* START Data block *
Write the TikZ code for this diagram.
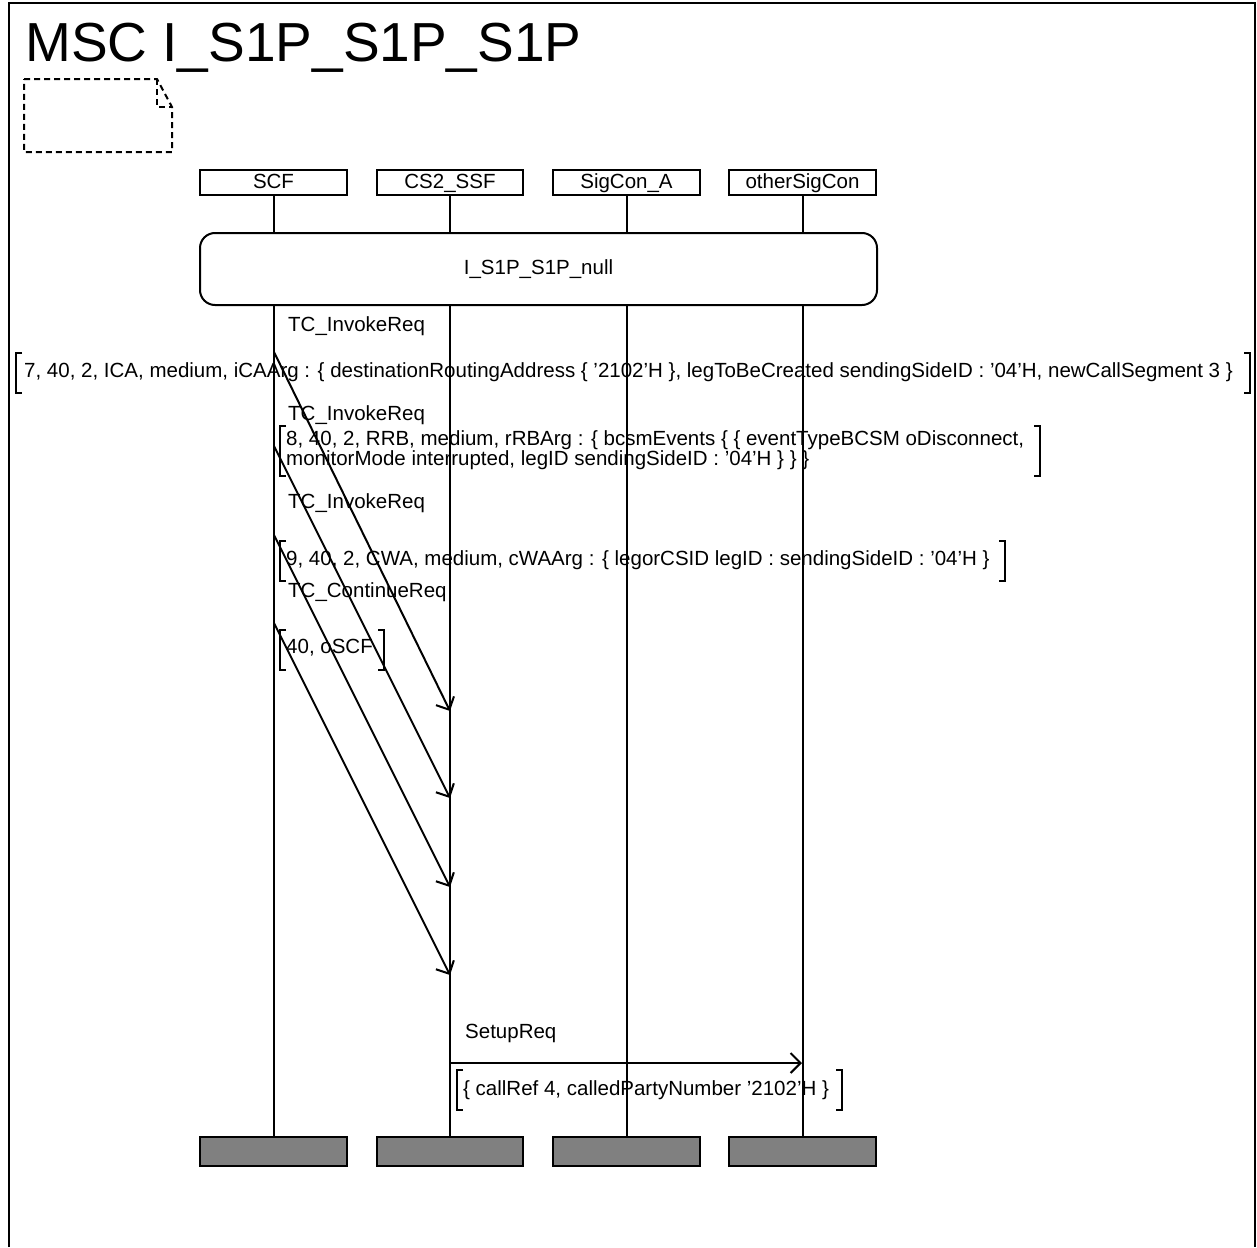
\documentclass[tikz,border=0pt]{standalone}
\usepackage{fontspec}
\setmainfont{Liberation Sans}
\usetikzlibrary{arrows.meta}
\newcommand\msgfont{\fontsize{20.5pt}{19pt}\selectfont}
\newcommand\mscbrk[4]{%
  \draw[lw] (#1+6,#3) -- (#1,#3) -- (#1,#4) -- (#1+6,#4);
  \draw[lw] (#2-6,#3) -- (#2,#3) -- (#2,#4) -- (#2-6,#4);}
\begin{document}
\begin{tikzpicture}[x=1pt,y=-1pt,
  lw/.style={line width=2pt},
  head/.style={draw,line width=2pt,minimum height=25pt,inner sep=0pt,text height=15pt,text depth=4pt,font=\msgfont},
  endbox/.style={draw,fill=black!50,line width=2pt,minimum height=29pt,inner sep=0pt},
  lbl/.style={anchor=west,inner sep=0pt,font=\msgfont},
  msg/.style={line width=2pt,-{Straight Barb[length=10pt,width=20pt,line width=2pt]}},
  cmt/.style={line width=2pt,dash pattern=on 6pt off 4pt}]
\useasboundingbox (0,0) rectangle (1257,1247);
% frame
\draw[lw] (9,1247) -- (9,3) -- (1255,3) -- (1255,1247);
\node[anchor=base west,inner sep=0pt,font=\fontsize{55pt}{60pt}\selectfont] (title) at (25,62) {MSC I\_S1P\_S1P\_S1P};
% comment symbol
\draw[cmt] (24,79) -- (157,79) -- (172,107) -- (172,152) -- (24,152) -- cycle;
\draw[cmt] (157,79) -- (157,107) -- (172,107);
% instance heads
\node[head,minimum width=147pt] (scf) at (273.5,182.5) {SCF};
\node[head,minimum width=146pt] (ssf) at (450,182.5) {CS2\_SSF};
\node[head,minimum width=147pt] (sca) at (626.5,182.5) {SigCon\_A};
\node[head,minimum width=147pt] (osc) at (802.5,182.5) {otherSigCon};
% condition
\node[draw,lw,rounded corners=15pt,minimum width=677pt,minimum height=72pt,inner sep=0pt,font=\msgfont] (cond) at (538.5,269) {I\_S1P\_S1P\_null};
% end boxes
\node[endbox,minimum width=147pt] (scfe) at (273.5,1151.5) {};
\node[endbox,minimum width=146pt] (ssfe) at (450,1151.5) {};
\node[endbox,minimum width=147pt] (scae) at (626.5,1151.5) {};
\node[endbox,minimum width=147pt] (osce) at (802.5,1151.5) {};
% lifelines
\foreach \i/\e in {scf/scfe,ssf/ssfe,sca/scae,osc/osce}{
  \draw[lw] (\i.south) -- (\i.south |- cond.north);
  \draw[lw] (\i.south |- cond.south) -- (\e.north);
}
% messages SCF -> CS2_SSF
\coordinate (a1s) at (274,352); \coordinate (a1e) at (450,711);
\coordinate (a2s) at (274,446); \coordinate (a2e) at (450,798);
\coordinate (a3s) at (274,535); \coordinate (a3e) at (450,887);
\coordinate (a4s) at (274,623); \coordinate (a4e) at (450,975);
\draw[msg] (a1s) -- (a1e);
\draw[msg] (a2s) -- (a2e);
\draw[msg] (a3s) -- (a3e);
\draw[msg] (a4s) -- (a4e);
\node[lbl] (m1) at (288,326) {TC\_InvokeReq};
\node[lbl] (p1) at (24,372) {7, 40, 2, ICA, medium, iCAArg : \{ destinationRoutingAddress \{ '2102'H \}, legToBeCreated sendingSideID : '04'H, newCallSegment 3 \}};
\mscbrk{16}{1250}{353}{393}
\node[lbl] (m2) at (288,415) {TC\_InvokeReq};
\node[lbl,align=left] (p2) at (286,450) {8, 40, 2, RRB, medium, rRBArg : \{ bcsmEvents \{ \{ eventTypeBCSM oDisconnect,\\monitorMode interrupted, legID sendingSideID : '04'H \} \} \}};
\mscbrk{280}{1040}{426}{476}
\node[lbl] (m3) at (288,503) {TC\_InvokeReq};
\node[lbl] (p3) at (286,560) {9, 40, 2, CWA, medium, cWAArg : \{ legorCSID legID : sendingSideID : '04'H \}};
\mscbrk{280}{1005}{541}{581}
\node[lbl] (m4) at (288,592) {TC\_ContinueReq};
\node[lbl] (p4) at (286,648) {40, oSCF};
\mscbrk{280}{384}{630}{670}
% SetupReq
\coordinate (s1s) at (450,1063); \coordinate (s1e) at (802,1063);
\draw[msg] (s1s) -- (s1e);
\node[lbl] (m5) at (465,1033) {SetupReq};
\node[lbl] (p5) at (463,1090) {\{ callRef 4, calledPartyNumber '2102'H \}};
\mscbrk{457}{842}{1070}{1110}
\end{tikzpicture}
\end{document}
* END Data block *
Set the pictures aside and transcribe the data above exactly.

Written answer:
Write the TikZ code for this diagram.
\documentclass[tikz,border=0pt]{standalone}
\usepackage{fontspec}
\setmainfont{Liberation Sans}
\usetikzlibrary{arrows.meta}
\newcommand\msgfont{\fontsize{20.5pt}{19pt}\selectfont}
\newcommand\mscbrk[4]{%
  \draw[lw] (#1+6,#3) -- (#1,#3) -- (#1,#4) -- (#1+6,#4);
  \draw[lw] (#2-6,#3) -- (#2,#3) -- (#2,#4) -- (#2-6,#4);}
\begin{document}
\begin{tikzpicture}[x=1pt,y=-1pt,
  lw/.style={line width=2pt},
  head/.style={draw,line width=2pt,minimum height=25pt,inner sep=0pt,text height=15pt,text depth=4pt,font=\msgfont},
  endbox/.style={draw,fill=black!50,line width=2pt,minimum height=29pt,inner sep=0pt},
  lbl/.style={anchor=west,inner sep=0pt,font=\msgfont},
  msg/.style={line width=2pt,-{Straight Barb[length=10pt,width=20pt,line width=2pt]}},
  cmt/.style={line width=2pt,dash pattern=on 6pt off 4pt}]
\useasboundingbox (0,0) rectangle (1257,1247);
% frame
\draw[lw] (9,1247) -- (9,3) -- (1255,3) -- (1255,1247);
\node[anchor=base west,inner sep=0pt,font=\fontsize{55pt}{60pt}\selectfont] (title) at (25,62) {MSC I\_S1P\_S1P\_S1P};
% comment symbol
\draw[cmt] (24,79) -- (157,79) -- (172,107) -- (172,152) -- (24,152) -- cycle;
\draw[cmt] (157,79) -- (157,107) -- (172,107);
% instance heads
\node[head,minimum width=147pt] (scf) at (273.5,182.5) {SCF};
\node[head,minimum width=146pt] (ssf) at (450,182.5) {CS2\_SSF};
\node[head,minimum width=147pt] (sca) at (626.5,182.5) {SigCon\_A};
\node[head,minimum width=147pt] (osc) at (802.5,182.5) {otherSigCon};
% condition
\node[draw,lw,rounded corners=15pt,minimum width=677pt,minimum height=72pt,inner sep=0pt,font=\msgfont] (cond) at (538.5,269) {I\_S1P\_S1P\_null};
% end boxes
\node[endbox,minimum width=147pt] (scfe) at (273.5,1151.5) {};
\node[endbox,minimum width=146pt] (ssfe) at (450,1151.5) {};
\node[endbox,minimum width=147pt] (scae) at (626.5,1151.5) {};
\node[endbox,minimum width=147pt] (osce) at (802.5,1151.5) {};
% lifelines
\foreach \i/\e in {scf/scfe,ssf/ssfe,sca/scae,osc/osce}{
  \draw[lw] (\i.south) -- (\i.south |- cond.north);
  \draw[lw] (\i.south |- cond.south) -- (\e.north);
}
% messages SCF -> CS2_SSF
\coordinate (a1s) at (274,352); \coordinate (a1e) at (450,711);
\coordinate (a2s) at (274,446); \coordinate (a2e) at (450,798);
\coordinate (a3s) at (274,535); \coordinate (a3e) at (450,887);
\coordinate (a4s) at (274,623); \coordinate (a4e) at (450,975);
\draw[msg] (a1s) -- (a1e);
\draw[msg] (a2s) -- (a2e);
\draw[msg] (a3s) -- (a3e);
\draw[msg] (a4s) -- (a4e);
\node[lbl] (m1) at (288,326) {TC\_InvokeReq};
\node[lbl] (p1) at (24,372) {7, 40, 2, ICA, medium, iCAArg : \{ destinationRoutingAddress \{ '2102'H \}, legToBeCreated sendingSideID : '04'H, newCallSegment 3 \}};
\mscbrk{16}{1250}{353}{393}
\node[lbl] (m2) at (288,415) {TC\_InvokeReq};
\node[lbl,align=left] (p2) at (286,450) {8, 40, 2, RRB, medium, rRBArg : \{ bcsmEvents \{ \{ eventTypeBCSM oDisconnect,\\monitorMode interrupted, legID sendingSideID : '04'H \} \} \}};
\mscbrk{280}{1040}{426}{476}
\node[lbl] (m3) at (288,503) {TC\_InvokeReq};
\node[lbl] (p3) at (286,560) {9, 40, 2, CWA, medium, cWAArg : \{ legorCSID legID : sendingSideID : '04'H \}};
\mscbrk{280}{1005}{541}{581}
\node[lbl] (m4) at (288,592) {TC\_ContinueReq};
\node[lbl] (p4) at (286,648) {40, oSCF};
\mscbrk{280}{384}{630}{670}
% SetupReq
\coordinate (s1s) at (450,1063); \coordinate (s1e) at (802,1063);
\draw[msg] (s1s) -- (s1e);
\node[lbl] (m5) at (465,1033) {SetupReq};
\node[lbl] (p5) at (463,1090) {\{ callRef 4, calledPartyNumber '2102'H \}};
\mscbrk{457}{842}{1070}{1110}
\end{tikzpicture}
\end{document}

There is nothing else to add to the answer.